Thursdays have become known as Steeplechase Days. But the racetrack tried something new this Thursday that fell flat on its face.
The inaugural International Day, a promotional event aimed to replace and expand on the upbeat Irish Day, was a snoozer. Imagine belly dancers instead of cute little girls in bubbly wigs tapping in step with music to which you can clap your hands. There were nationalities other than Irish represented but they hardly had the same kind of connection to the sport or enabled people to pretend as if it was St. Patrick’s Day, a time for kicking up your heels and having fun.
Fans snapping shots of the belly dancers from Nataraja Dance Company of Clifton Park, NY.
Bagpiper Bill Munro, representing the Schenectady Pipe Band, played an American set in which "Do Your Ears Hang Low," a song heard every afternoon in the streets of Saratoga Springs from an ice cream truck.
One can applaud the authorities for attempting to establish the racecourse’s least appealing area as someplace to explore by situating the activities tent at the far north end of the grandstand. But hosting the countries of Armenia, India, Ireland, Italy, Taiwan and the Ukraine there didn’t whet the appetites of visitors for the paltry offerings that the constituents manning the booths of these countries had to offer.
Flags of countries represented in the International Day festivities tent have few people to salute them.
It was humid and overcast when the races began. Take Her Tothe Top, trained by Jack Fisher, won the $75,000 Mrs. Ogden Phipps Handicap over hurdles. Fisher’s having an excellent meet. But there was an accident that resulted that put one jockey in Saratoga Hospital for a possible concussion. Archibald Kingsley Jr. was unseated when his mount, Hunter Forward, failed to clear the third fence. Two other horses left the course before attempting the ninth fence in the 2 1/16 mile race.
Jockey Joe Rocco, Jr., who like Fisher seems to be enjoying it here, rode the winner of the second race. Once the vet scratched Point Taken, there were only four horses remaining to run in race three. Speightcity finished last, 35 lengths behind. Windswept, a bay son of Arch, won the 1 1/8 allowance optional claimer event on the dirt with Jose Lezcano aboard.
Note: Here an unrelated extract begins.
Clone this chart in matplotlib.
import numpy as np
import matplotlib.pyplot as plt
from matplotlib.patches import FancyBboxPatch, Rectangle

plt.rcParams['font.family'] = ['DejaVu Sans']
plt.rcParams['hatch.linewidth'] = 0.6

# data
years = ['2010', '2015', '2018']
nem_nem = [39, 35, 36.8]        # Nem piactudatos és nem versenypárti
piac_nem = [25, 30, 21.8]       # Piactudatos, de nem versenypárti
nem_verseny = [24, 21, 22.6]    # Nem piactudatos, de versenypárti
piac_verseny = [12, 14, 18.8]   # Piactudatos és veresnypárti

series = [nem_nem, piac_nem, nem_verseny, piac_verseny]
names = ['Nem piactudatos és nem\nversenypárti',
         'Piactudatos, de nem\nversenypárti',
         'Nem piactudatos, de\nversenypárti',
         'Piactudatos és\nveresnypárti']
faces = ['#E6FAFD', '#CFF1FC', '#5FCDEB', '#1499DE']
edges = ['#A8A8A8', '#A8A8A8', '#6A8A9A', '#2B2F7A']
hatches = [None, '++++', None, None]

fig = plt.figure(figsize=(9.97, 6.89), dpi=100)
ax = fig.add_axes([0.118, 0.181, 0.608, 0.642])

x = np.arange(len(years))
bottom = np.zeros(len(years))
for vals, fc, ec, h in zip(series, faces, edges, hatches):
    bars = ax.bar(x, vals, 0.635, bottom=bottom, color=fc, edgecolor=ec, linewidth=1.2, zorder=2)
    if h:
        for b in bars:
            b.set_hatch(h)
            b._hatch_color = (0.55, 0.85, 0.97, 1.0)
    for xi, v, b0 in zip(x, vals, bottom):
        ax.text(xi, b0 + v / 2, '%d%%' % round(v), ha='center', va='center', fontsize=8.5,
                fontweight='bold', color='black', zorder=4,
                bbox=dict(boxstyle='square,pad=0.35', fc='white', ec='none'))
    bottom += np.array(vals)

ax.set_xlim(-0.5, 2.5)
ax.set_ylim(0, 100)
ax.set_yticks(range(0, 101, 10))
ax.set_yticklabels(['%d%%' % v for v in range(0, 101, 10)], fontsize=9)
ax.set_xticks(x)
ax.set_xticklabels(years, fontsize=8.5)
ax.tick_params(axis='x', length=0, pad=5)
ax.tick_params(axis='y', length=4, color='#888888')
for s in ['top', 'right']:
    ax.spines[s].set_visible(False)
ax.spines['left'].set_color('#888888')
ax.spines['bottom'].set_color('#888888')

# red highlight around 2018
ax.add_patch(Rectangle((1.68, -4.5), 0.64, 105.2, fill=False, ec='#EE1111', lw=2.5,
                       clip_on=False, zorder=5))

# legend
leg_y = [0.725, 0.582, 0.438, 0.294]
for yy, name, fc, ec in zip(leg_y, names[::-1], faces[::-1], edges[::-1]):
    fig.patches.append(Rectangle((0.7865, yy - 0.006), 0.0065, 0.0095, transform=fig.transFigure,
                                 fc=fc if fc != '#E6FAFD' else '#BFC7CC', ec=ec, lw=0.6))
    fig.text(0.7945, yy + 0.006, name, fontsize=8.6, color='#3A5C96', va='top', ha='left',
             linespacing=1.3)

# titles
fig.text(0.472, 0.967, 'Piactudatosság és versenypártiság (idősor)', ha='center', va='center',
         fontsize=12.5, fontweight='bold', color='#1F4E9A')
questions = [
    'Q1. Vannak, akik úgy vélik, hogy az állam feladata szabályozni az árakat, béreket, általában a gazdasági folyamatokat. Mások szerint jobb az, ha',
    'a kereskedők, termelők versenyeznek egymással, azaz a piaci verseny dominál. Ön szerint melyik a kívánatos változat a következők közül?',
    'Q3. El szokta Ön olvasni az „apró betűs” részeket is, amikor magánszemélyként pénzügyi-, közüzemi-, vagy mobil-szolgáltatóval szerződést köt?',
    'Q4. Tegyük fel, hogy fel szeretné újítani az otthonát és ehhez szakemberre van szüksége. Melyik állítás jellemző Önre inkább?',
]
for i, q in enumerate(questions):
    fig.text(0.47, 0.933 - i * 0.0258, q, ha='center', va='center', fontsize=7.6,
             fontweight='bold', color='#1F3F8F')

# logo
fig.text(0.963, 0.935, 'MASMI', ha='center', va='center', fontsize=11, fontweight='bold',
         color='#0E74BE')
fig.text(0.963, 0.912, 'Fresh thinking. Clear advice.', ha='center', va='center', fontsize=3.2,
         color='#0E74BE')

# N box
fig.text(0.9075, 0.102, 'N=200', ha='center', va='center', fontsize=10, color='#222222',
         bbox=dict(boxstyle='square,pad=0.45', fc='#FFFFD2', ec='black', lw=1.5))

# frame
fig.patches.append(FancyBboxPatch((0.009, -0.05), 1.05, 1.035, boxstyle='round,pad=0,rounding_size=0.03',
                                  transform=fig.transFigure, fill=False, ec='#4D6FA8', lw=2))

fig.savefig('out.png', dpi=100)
Lezcano won the sixth, named the $80,000 International Day purse, too. Fittingly, he rode Kanturk Kid, a horse named after a town in the northwest of County Cork, Ireland trained by Kathleen O’Connell. Javier Castellano, a prior seasonal Saratoga champion, was aboard the winners of the fourth, fifth and ninth.
The ninth, by the way, was another of those New York Stallion Series stakes – this one in the “Statue of Liberty Division.” Frosty Bay, a dark bay 3-year-old filly by Frost Giant, finished fastest in the $100,000 race. The skies opened up in a downpour for the eighth leaving the turf course in a yielding condition. Race caller Tom Durkin wasn’t able to call Frosty Bay home. He left the booth early for SPAC to narrate a special segment performed by guest conductor Keith Lockhart and the Philadelphia Orchestra to honor the 150th Anniversary of horse racing.
Dennis Gort of Delmar, NY earned the $100,000 top prize with his final bet of the two-day Daily Racing Form/NTRA National Handicapping Championship being held in The Carousel.
Vic Zast has attended the races in Saratoga for 49 straight summers. He’s of an Eastern European ancestry that wasn’t represented at International Day.